Wirksam wird sie nur sein, wenn bei jeder Kürzung auch deren Wirkung auf die Ertragsseite, die Leistungsfähigkeit Berlins und damit auf die wirtschaftlichen Rahmenbedingungen betrachtet wird. Wirksame Konsolidierungspolitik muss die Stärken der Stadt unterstützen und wirtschaftliche Tätigkeit befördern und nicht erdrosseln.

[Liebich (Linkspartei.PDS): Nur nichts Konkretes sagen!]

Berlin braucht die Stärkung seiner Zukunftspotentiale statt Abbau seiner Chancen. Berlins Potentiale liegen heute nicht mehr im Bereich der industriellen Fertigung. Seine wirtschaftliche Entwicklung liegt weit unter dem Bundesdurchschnitt. Deshalb ist es um so mehr geboten, die Potentiale, über die die Stadt noch verfügt, zu stärken, um daraus einen neuen wirtschaftlichen Aufschwung zu generieren. Die Zukunftspotentiale sind die Köpfe der Menschen, die es gilt auszubilden, Wissenschaft und Forschung, Zukunftstechnologien und das große kulturelle Angebot. Das – der Wissenschafts- und Kultursenator ist leider nicht mehr im Raum,

[Klemm (Linkspartei.PDS): Er ist noch da!]

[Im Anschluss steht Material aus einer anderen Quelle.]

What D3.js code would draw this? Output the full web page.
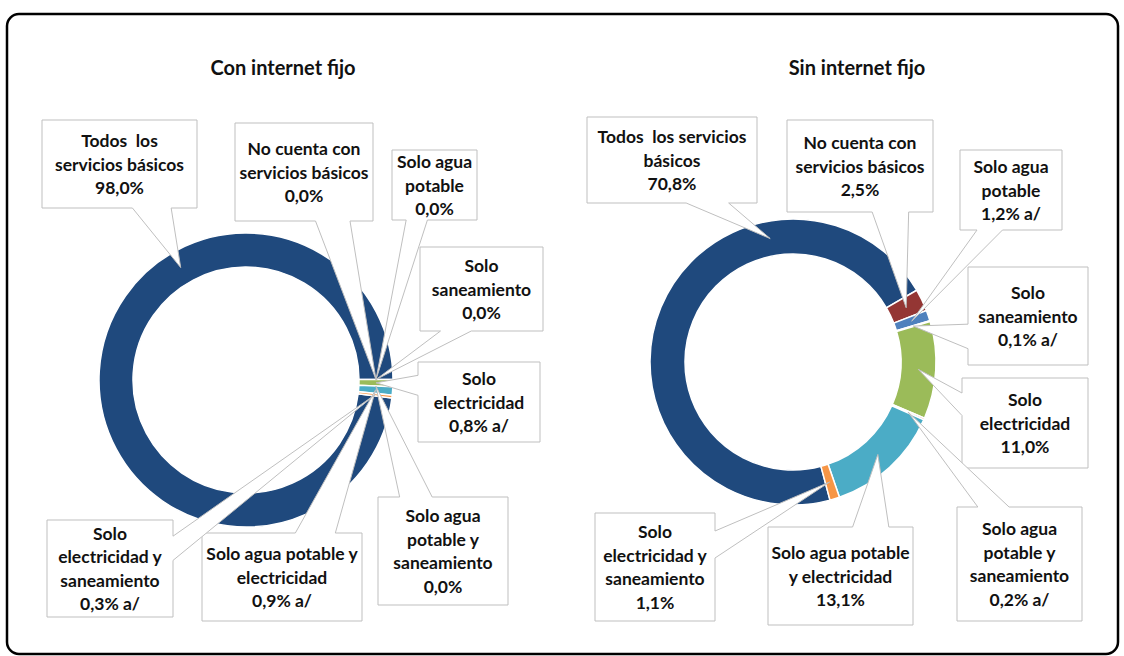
<!DOCTYPE html>
<html>
<head>
<meta charset="utf-8">
<script src="https://cdn.jsdelivr.net/npm/d3@7"></script>
<style>
  body { margin: 0; background: #fff; }
</style>
</head>
<body>
<div id="chart"></div>
<script>
// categories, in the order the slices are drawn (clockwise)
const categories = [
  "Todos los servicios básicos",
  "No cuenta con servicios básicos",
  "Solo agua potable",
  "Solo saneamiento",
  "Solo electricidad",
  "Solo agua potable y saneamiento",
  "Solo agua potable y electricidad",
  "Solo electricidad y saneamiento"
];
const conInternet = [98.0, 0.0, 0.0, 0.0, 0.8, 0.0, 0.9, 0.3];
const sinInternet = [70.8, 2.5, 1.2, 0.1, 11.0, 0.2, 13.1, 1.1];
const notasCon = ["", "", "", "", " a/", "", " a/", " a/"];
const notasSin = ["", "", " a/", " a/", "", " a/", "", ""];

// how each label is broken in its box
const labelsCon = [
  ["Todos  los", "servicios básicos"],
  ["No cuenta con", "servicios básicos"],
  ["Solo agua", "potable"],
  ["Solo", "saneamiento"],
  ["Solo", "electricidad"],
  ["Solo agua", "potable y", "saneamiento"],
  ["Solo agua potable y", "electricidad"],
  ["Solo", "electricidad y", "saneamiento"]
];
const labelsSin = [
  ["Todos  los servicios", "básicos"],
  ["No cuenta con", "servicios básicos"],
  ["Solo agua", "potable"],
  ["Solo", "saneamiento"],
  ["Solo", "electricidad"],
  ["Solo agua", "potable y", "saneamiento"],
  ["Solo agua potable", "y electricidad"],
  ["Solo", "electricidad y", "saneamiento"]
];

const colors = ["#1f497d", "#943634", "#4f81bd", "#8064a2", "#9bbb59", "#c0504d", "#4bacc6", "#f79646"];

// callout boxes [x, y, w, h]
const boxesCon = [
  [42, 120, 155, 88], [235, 123, 138, 98], [392, 150, 85, 70], [420, 247, 123, 84],
  [418, 362, 122, 80], [378, 497, 130, 108], [202, 533, 160, 88], [47, 520, 126, 97]
];
const boxesSin = [
  [587, 117, 170, 86], [787, 120, 146, 92], [960, 150, 102, 80], [968, 267, 120, 98],
  [962, 378, 126, 90], [957, 507, 125, 114], [768, 527, 145, 98], [595, 513, 120, 108]
];

const width = 1124;
const height = 656;
const font = "Lato, 'Open Sans', sans-serif";

const svg = d3.select("#chart")
  .append("svg")
  .attr("width", width)
  .attr("height", height);

// outer frame
svg.append("rect")
  .attr("x", 7)
  .attr("y", 14)
  .attr("width", 1111)
  .attr("height", 640)
  .attr("rx", 12)
  .attr("fill", "#fff")
  .attr("stroke", "#000")
  .attr("stroke-width", 2.5);

const locale = d3.formatLocale({ decimal: ",", thousands: ".", grouping: [3], currency: ["", ""] });
const fmt = locale.format(".1f");

// Excel style wedge rectangle callout
function calloutPath(b, tx, ty) {
  const [l, t, w, h] = b;
  const r = l + w, btm = t + h;
  const dx = tx - (l + w / 2), dy = ty - (t + h / 2);
  const dq = dx * h / w;
  const dz = Math.abs(dy) - Math.abs(dq);
  const x1 = l + w * (dx > 0 ? 7 : 2) / 12, x2 = l + w * (dx > 0 ? 10 : 5) / 12;
  const y1 = t + h * (dy > 0 ? 7 : 2) / 12, y2 = t + h * (dy > 0 ? 10 : 5) / 12;
  const p = d3.path();
  p.moveTo(l, t);
  if (dz > 0 && dy < 0) { p.lineTo(x1, t); p.lineTo(tx, ty); p.lineTo(x2, t); }
  p.lineTo(r, t);
  if (dz <= 0 && dx > 0) { p.lineTo(r, y1); p.lineTo(tx, ty); p.lineTo(r, y2); }
  p.lineTo(r, btm);
  if (dz > 0 && dy > 0) { p.lineTo(x2, btm); p.lineTo(tx, ty); p.lineTo(x1, btm); }
  p.lineTo(l, btm);
  if (dz <= 0 && dx < 0) { p.lineTo(l, y2); p.lineTo(tx, ty); p.lineTo(l, y1); }
  p.closePath();
  return p.toString();
}

function drawDonut(cfg) {
  const g = svg.append("g");

  // title
  g.append("text")
    .attr("x", cfg.titleX)
    .attr("y", 75)
    .attr("text-anchor", "middle")
    .style("font-family", font)
    .style("font-weight", 700)
    .style("font-size", "20px")
    .style("fill", "#111")
    .text(cfg.title);

  const start = cfg.startDeg * Math.PI / 180;
  const pie = d3.pie()
    .sort(null)
    .value(d => d)
    .startAngle(start)
    .endAngle(start + 2 * Math.PI);
  const arcs = pie(cfg.values);

  const arc = d3.arc()
    .innerRadius(cfg.rInner)
    .outerRadius(cfg.rOuter);

  const ring = g.append("g")
    .attr("transform", `translate(${cfg.cx},${cfg.cy})`);

  ring.selectAll("path")
    .data(arcs)
    .join("path")
    .attr("d", arc)
    .attr("fill", (d, i) => colors[i])
    .attr("stroke", "#fff")
    .attr("stroke-width", d => d.value > 0 ? 1.5 : 0);

  // callouts
  const rMid = (cfg.rInner + cfg.rOuter) / 2;
  arcs.forEach((d, i) => {
    const frac = i === 0 ? cfg.tipFrac : 0.5;
    const a = d.startAngle + frac * (d.endAngle - d.startAngle);
    const tx = cfg.cx + rMid * Math.sin(a);
    const ty = cfg.cy - rMid * Math.cos(a);
    const b = cfg.boxes[i];

    g.append("path")
      .attr("d", calloutPath(b, tx, ty))
      .attr("fill", "#fff")
      .attr("stroke", "#bfbfbf")
      .attr("stroke-width", 1);

    const lines = cfg.labels[i].concat([fmt(d.value) + "%" + cfg.notes[i]]);
    const lh = 23.5;
    const vc = b[1] + b[3] / 2;
    g.selectAll(null)
      .data(lines)
      .join("text")
      .attr("x", b[0] + b[2] / 2)
      .attr("y", (s, k) => vc + (k - (lines.length - 1) / 2) * lh)
      .attr("text-anchor", "middle")
      .attr("dominant-baseline", "central")
      .attr("xml:space", "preserve")
      .style("white-space", "pre")
      .style("font-family", font)
      .style("font-weight", 700)
      .style("font-size", "17.5px")
      .style("fill", "#111")
      .text(s => s);
  });
}

drawDonut({
  title: "Con internet fijo", titleX: 283,
  cx: 246, cy: 380, rOuter: 147, rInner: 113, startDeg: 97, tipFrac: 0.66,
  values: conInternet, labels: labelsCon, notes: notasCon, boxes: boxesCon
});

drawDonut({
  title: "Sin internet fijo", titleX: 857,
  cx: 793, cy: 362, rOuter: 143, rInner: 108, startDeg: 165, tipFrac: 0.724,
  values: sinInternet, labels: labelsSin, notes: notasSin, boxes: boxesSin
});
</script>
</body>
</html>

das an seine Adresse – hat auch etwas mit der Auswahl von Führungskräften für diesen Bereich zu tun. Es darf nicht der Eindruck entstehen, dass man für ein Führungsamt in wissenschaftlichen oder kulturellen Einrichtungen dieses Landes eine lupenreine Stasi-Karriere vorweisen muss.

[Beifall bei der CDU und der FDP – Oh! bei der Linkspartei.PDS]

Berlin braucht die Aktivierung privaten Kapitals statt Investitionsstau. Seit Jahren werden notwendige öffentliche Investitionen auf die lange Bank geschoben. Die Leidtragenden sind die Bürger und die Wirtschaft. Auf der anderen Seite stehen Investoren Schlange. Sie wollen den Flughafen Tempelhof auf eigene Kosten betreiben, sie wollen in die Wohnungsbaugesellschaften oder in den Krankenhausbereich investieren, und sie bieten PrivatePublic-Partnership-Modelle, die Berlin helfen, Investitionskosten zu senken. Berlin darf sich dem nicht weiter verweigern, sondern muss diese Initiativen aufgreifen und wieder ein positives Investitionsklima in der Stadt schaffen. Wie sagte der Finanzsenator gestern richtig? Das Beste für die Einnahmeseite des Haushalts ist eine gute Wirtschaftspolitik. – Richtig! Vielleicht sollten Sie das einmal Ihrem Kollegen Wolf sagen.

[Beifall bei der CDU]

Stattdessen ist Berlin Schlusslicht bei allen bundesweiten Rankings.